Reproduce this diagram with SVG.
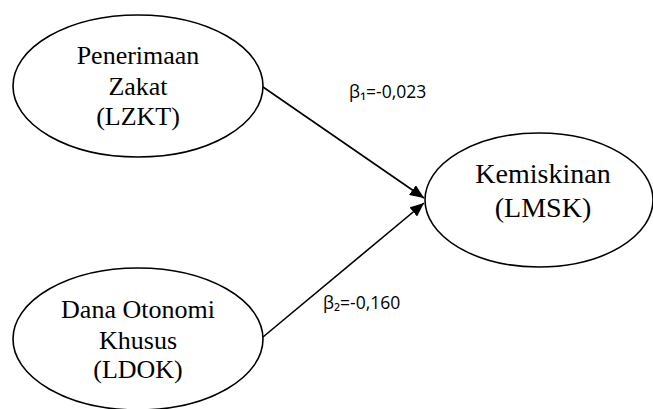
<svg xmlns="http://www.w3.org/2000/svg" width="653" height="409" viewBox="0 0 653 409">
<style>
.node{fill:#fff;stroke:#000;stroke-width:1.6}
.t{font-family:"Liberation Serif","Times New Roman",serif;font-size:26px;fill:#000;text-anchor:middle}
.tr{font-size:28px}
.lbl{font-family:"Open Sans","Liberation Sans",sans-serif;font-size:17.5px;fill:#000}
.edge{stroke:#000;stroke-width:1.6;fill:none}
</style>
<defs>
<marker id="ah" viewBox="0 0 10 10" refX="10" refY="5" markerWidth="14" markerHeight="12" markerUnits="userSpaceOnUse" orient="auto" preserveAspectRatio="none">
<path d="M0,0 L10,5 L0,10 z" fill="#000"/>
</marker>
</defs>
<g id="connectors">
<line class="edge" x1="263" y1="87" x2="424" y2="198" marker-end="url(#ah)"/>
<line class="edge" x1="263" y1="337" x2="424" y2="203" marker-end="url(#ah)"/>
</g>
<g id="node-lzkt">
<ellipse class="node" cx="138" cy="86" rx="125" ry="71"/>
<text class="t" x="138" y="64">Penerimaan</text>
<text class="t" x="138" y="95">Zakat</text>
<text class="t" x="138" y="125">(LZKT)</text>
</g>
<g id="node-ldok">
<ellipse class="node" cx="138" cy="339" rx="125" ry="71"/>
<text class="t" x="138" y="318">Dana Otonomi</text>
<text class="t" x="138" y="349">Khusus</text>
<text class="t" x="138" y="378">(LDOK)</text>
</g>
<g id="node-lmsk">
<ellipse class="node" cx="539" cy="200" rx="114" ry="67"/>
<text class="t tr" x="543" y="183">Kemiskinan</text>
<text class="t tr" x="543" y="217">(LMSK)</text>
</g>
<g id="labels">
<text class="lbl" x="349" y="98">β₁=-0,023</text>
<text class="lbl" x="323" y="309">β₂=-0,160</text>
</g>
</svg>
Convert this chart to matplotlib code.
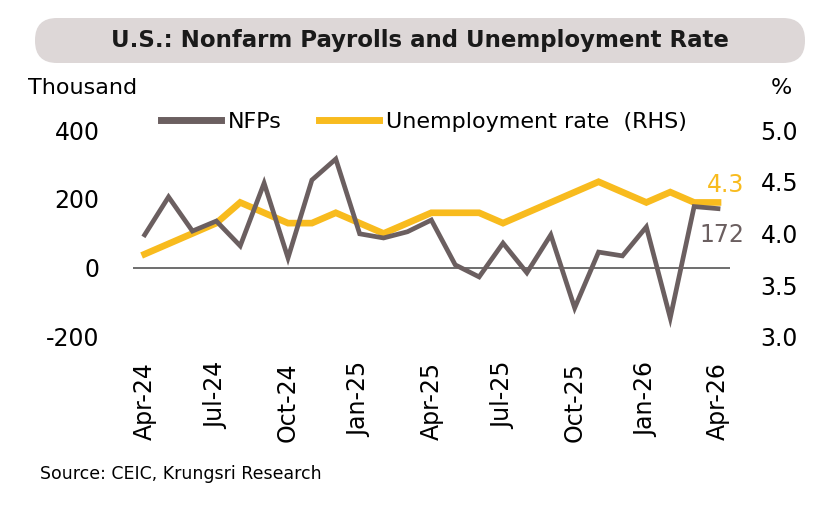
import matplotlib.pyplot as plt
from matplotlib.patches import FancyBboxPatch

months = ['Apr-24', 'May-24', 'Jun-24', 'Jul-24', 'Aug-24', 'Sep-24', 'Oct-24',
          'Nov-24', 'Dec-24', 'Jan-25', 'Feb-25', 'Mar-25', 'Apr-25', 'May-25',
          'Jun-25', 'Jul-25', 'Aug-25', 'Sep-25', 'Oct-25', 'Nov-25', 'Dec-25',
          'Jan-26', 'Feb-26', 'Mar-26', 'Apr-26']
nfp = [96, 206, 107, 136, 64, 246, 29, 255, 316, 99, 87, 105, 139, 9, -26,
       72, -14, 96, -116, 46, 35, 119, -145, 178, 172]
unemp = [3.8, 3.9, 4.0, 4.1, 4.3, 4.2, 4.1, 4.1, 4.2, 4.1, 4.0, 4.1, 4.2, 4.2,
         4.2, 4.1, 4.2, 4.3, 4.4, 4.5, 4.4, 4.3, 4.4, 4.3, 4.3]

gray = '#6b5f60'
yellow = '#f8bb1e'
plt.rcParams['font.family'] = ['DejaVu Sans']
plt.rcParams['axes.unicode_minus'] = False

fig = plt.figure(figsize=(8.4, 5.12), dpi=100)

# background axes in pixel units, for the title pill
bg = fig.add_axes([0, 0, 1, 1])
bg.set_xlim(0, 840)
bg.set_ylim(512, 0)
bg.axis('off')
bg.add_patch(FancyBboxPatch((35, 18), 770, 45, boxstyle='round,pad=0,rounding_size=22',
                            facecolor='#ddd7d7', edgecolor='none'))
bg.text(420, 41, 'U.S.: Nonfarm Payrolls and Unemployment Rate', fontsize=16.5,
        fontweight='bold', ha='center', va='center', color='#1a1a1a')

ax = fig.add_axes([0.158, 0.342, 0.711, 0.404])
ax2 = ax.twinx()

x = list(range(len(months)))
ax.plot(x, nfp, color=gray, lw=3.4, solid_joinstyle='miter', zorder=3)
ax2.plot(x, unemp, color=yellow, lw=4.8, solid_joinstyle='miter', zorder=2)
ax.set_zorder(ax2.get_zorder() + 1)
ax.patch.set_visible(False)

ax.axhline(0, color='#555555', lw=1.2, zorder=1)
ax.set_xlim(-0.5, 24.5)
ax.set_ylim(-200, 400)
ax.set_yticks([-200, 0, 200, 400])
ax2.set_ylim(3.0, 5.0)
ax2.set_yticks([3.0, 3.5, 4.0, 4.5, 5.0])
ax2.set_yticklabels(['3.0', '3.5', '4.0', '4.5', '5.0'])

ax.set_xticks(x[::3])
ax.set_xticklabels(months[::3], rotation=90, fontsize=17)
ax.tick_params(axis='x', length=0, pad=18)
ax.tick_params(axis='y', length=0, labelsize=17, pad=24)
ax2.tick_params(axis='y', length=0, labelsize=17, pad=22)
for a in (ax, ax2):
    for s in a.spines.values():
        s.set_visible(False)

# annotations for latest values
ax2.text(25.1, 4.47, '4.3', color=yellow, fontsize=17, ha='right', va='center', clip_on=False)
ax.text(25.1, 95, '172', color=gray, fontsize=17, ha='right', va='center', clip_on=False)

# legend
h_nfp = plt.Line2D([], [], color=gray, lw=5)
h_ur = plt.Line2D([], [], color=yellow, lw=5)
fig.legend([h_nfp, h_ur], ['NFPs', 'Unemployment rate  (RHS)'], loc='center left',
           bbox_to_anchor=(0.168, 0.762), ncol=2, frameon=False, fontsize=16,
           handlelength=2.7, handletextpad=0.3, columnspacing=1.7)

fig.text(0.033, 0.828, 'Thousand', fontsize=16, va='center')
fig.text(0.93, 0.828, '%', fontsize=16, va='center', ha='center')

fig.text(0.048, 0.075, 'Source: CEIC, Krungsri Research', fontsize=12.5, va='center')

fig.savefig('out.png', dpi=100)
-=-=-
• _Set exercise_: Copy out only the lines from the one containing "Convert this chart to matplotlib code." through the one containing "fig = plt.figure(figsize=(8.4, 5.12), dpi=100)", exactly, with both ends. Any picture is left out.

• _Solved problem_:
Convert this chart to matplotlib code.
import matplotlib.pyplot as plt
from matplotlib.patches import FancyBboxPatch

months = ['Apr-24', 'May-24', 'Jun-24', 'Jul-24', 'Aug-24', 'Sep-24', 'Oct-24',
          'Nov-24', 'Dec-24', 'Jan-25', 'Feb-25', 'Mar-25', 'Apr-25', 'May-25',
          'Jun-25', 'Jul-25', 'Aug-25', 'Sep-25', 'Oct-25', 'Nov-25', 'Dec-25',
          'Jan-26', 'Feb-26', 'Mar-26', 'Apr-26']
nfp = [96, 206, 107, 136, 64, 246, 29, 255, 316, 99, 87, 105, 139, 9, -26,
       72, -14, 96, -116, 46, 35, 119, -145, 178, 172]
unemp = [3.8, 3.9, 4.0, 4.1, 4.3, 4.2, 4.1, 4.1, 4.2, 4.1, 4.0, 4.1, 4.2, 4.2,
         4.2, 4.1, 4.2, 4.3, 4.4, 4.5, 4.4, 4.3, 4.4, 4.3, 4.3]

gray = '#6b5f60'
yellow = '#f8bb1e'
plt.rcParams['font.family'] = ['DejaVu Sans']
plt.rcParams['axes.unicode_minus'] = False

fig = plt.figure(figsize=(8.4, 5.12), dpi=100)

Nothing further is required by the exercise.